Example Rules (Snippets)

Email Validity

  • Condition: Email present
  • Actions: lower‑case; regex check; tag InvalidEmail on fail.

Phone Normalize

  • Condition: Phone present
  • Actions: parse to E.164; tag InvalidPhone on parse failure.

Country ISO‑2 Enforcement

  • Condition: Country not in ISO2 set
  • Actions: map alias (e.g., UKGB, U.S.US); if unknown, tag UnknownCountry.

Date Consistency

  • Condition: EndDate < StartDate
  • Actions: tag InvalidDateRange; send to stewardship.

Uniqueness (CustomerID)

  • Condition: duplicate CustomerID detected
  • Actions: tag DuplicateKey; route to steward queue.

GTIN Check

  • Condition: GTIN present
  • Actions: strip non‑digits; checksum; tag InvalidGTIN on fail.

Timeliness

  • Condition: Now - LastUpdated > 30 days
  • Actions: tag StaleRecord.

KPIs & Targets (Examples)

  • Valid Email ≥ 98%, Valid Phone ≥ 95%.
  • Address Standardized ≥ 97%; Unknown Country < 0.1%.
  • Duplicate Key violations = 0.
  • Orphan References = 0.
  • Entity Score ≥ 0.95 sustained over 30 days.
  • Mean time to remediate stewarded issues < 5 days.

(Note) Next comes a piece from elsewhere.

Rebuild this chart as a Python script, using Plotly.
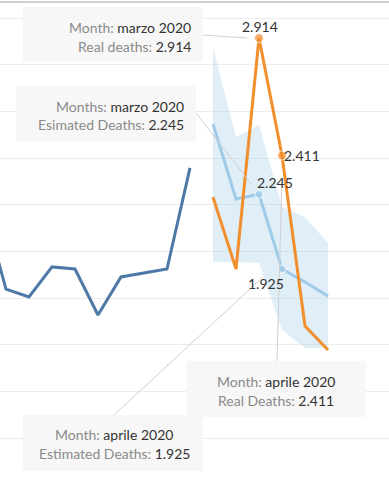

Common Pitfalls & How to Avoid Them

  • Skipping standardization before validation → false failures. Normalize first.
  • Over‑aggressive regex → false negatives; keep patterns realistic.
  • One giant rule → hard to debug; split into small rules.
  • No owner for each KPI → assign accountable roles.
  • Running profiling on laptops → use dedicated compute to avoid timeouts.
  • Fixes re‑applied by other rules → adjust/disable the problematic rule before reprocessing.

Summary

A successful Data Quality program in CluedIn combines clear policy, modular rules, transparent scoring, and active stewardship. Start small, measure relentlessly, automate safe fixes, and keep governance tight so improvements stick.